26 June 2003
Vicars in anoraks, honeymoons in Fleetwood. We're in familiar comedy country here. But Writtle Cards have skipped Ayckbourn and Bennett in the dramatists' directory and ended up with Chinn.
It's a mixture of gentle comedy and pathos says director Bill Piggott. It's an insubstantial confection of caricature and cliché, we reply.
It wasn't badly done, but you'd need much harder work from a much better cast to squeeze laughs from these lame one-liners.
Liz Smith had the best of the a varied crop of Northern accents as the worldly-wise neighbour, and Peter McManus did a nice drunk routine as the hunky virgin who eventually marries his drippy betrothed - a senior sales executive with the Gas Board - played by Sarah Wilson. Jeremy Pruce kept his hat on throughout as the bigoted father-in-law-to-be, ably supported by an assured performance from Barbara Llewellyn.
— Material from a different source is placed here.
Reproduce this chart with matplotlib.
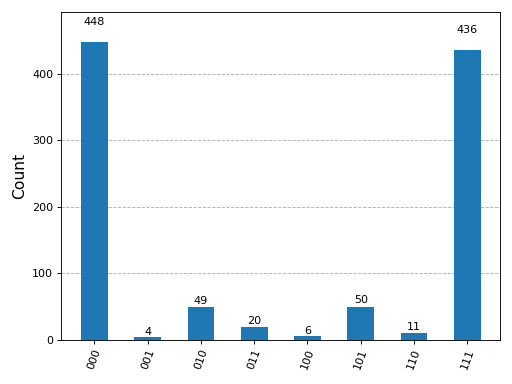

I liked the split stage which came into its own in a strong final confrontation, and there were many promising moments - Yvonne eating crisps as she was fitted for a truly hideous frock, for example. But other opportunities, like her narrow escape from Stanley's randy hands, went for almost nothing.
In this, Writtle Cards 35th year, Wodehouse comes to the Village Hall in October in a brand new adaptation of Much Obliged Jeeves.